Savage in Limbo

25 Oct

Firstly, a story.

I used to live with a cop. He was a good man, but he had his personal demons.

One Tuesday morning he came home from a night shift more quiet than usual. I asked him how the shift had been. He’d driven around in a patrol car with his partner. At about 1 am they’d got a pizza. At 3 at a late night servo they’d got Slurpees. At 4 they got a call to a house where a teenage boy had hanged himself.

He’d left a note blaming dad.

‘And what was I doing?’ my flat mate said. ‘Just driving around!’

Then, for a while, he said nothing.

‘If I’d been there,’ he said, ‘I know what I would’ve said: Things change. I know shit all about your dad. Maybe he is the biggest dickhead in the world, I don’t know. But things change. I’m not saying him.
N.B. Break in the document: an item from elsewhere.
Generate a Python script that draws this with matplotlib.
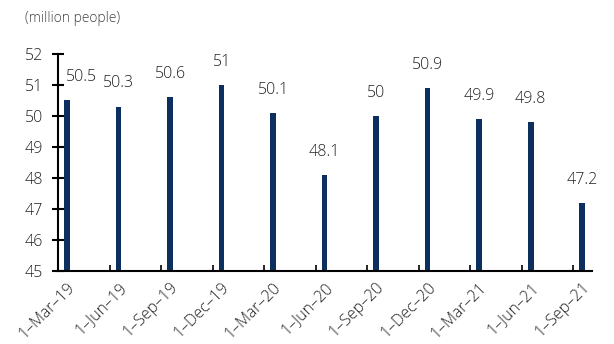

I’m saying you.’

For 20 years I’ve told this story to anyone who’ll listen.

I don’t write reviews. I write about what plays make me think and feel.

Savage in Limbo by John Patrick Shanley is about our desire to change. It’s also about our desire to be known. It’s about how these two desires are mutually exclusive.

From this tension, Shanley has created a very funny, very moving play.

And director Stuart Maunder elicits performances of extraordinary energy from his superb cast.

People don’t change. That’s what you hear.

Don’t believe it.

For even if it was true, who of us would be in the position to know it? How much do we actually know of anyone’s life? And who can know what tomorrow holds?

We say people don’t change because it’s simpler. Sadder, but simpler.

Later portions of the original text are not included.